Frontier Adds 107,000 Fiber Subs, More Than Expected
The company's fiber footprint passed 8 million locations.
Jake Neenan

WASHINGTON, April 30, 3035 – Frontier added 107,000 fiber subscribers in the first quarter of 2025, a bit more than analysts were expecting, for a total of nearly 2.5 million.

“We had the strongest start to a year yet, led by continued strength in our fiber business," Frontier CEO Nick Jeffery said in a statement.
The company shed 48,000 copper subscribers, giving a total of 59,000 new consumer and business customers for the quarter. In all, the provider now counts more than 3.1 million broadband subscribers.
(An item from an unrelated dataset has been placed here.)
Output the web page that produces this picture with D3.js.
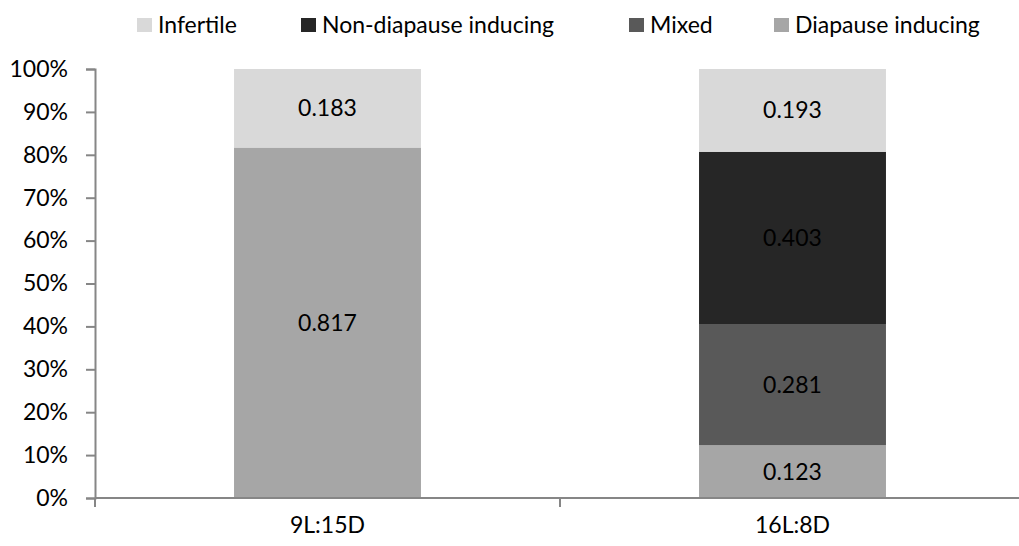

Frontier added 321,000 fiber passings, up from 241,000 last quarter and expanding that footprint to 8.1 million.
“This is roughly in-line with the last couple of years and is a nice pick up from the weak pace” in the last quarter, New Street Research’s Jonathan Chaplin wrote in a research note.
The company is in the process of being acquired by Verizon, and thus didn’t hold an earnings call. The $20 billion deal is still expected to close in the first quarter of next year.
Like the other big wireless carriers, Verizon is looking to expand its fiber footprint as quickly as possible in a bid to offer customers both fixed and mobile broadband. The Frontier purchase is set to help Verizon hit its target of 30 million fiber passings by 2028.
Verizon CEO Hans Vestberg implied on the company’s earnings call earlier this month that after the deal closed the company would exceed the annual deployment pace of 1 million locations it had initially predicted.
Frontier reported a net loss of $64 million.
Federal Communications Commission Brendan Carr has said he’s willing to hold up mergers if companies don’t roll back diversity initiatives, and the agency has opened a probe into Verizon over the issue. Analysts and the companies haven’t flagged the investigation as a material barrier to the Frontier acquisition ultimately closing.
Pennsylvania residents pressed the state’s utility regulator earlier this year to tack on some consumer protection requirements if it approved the deal. That decision is expected by September.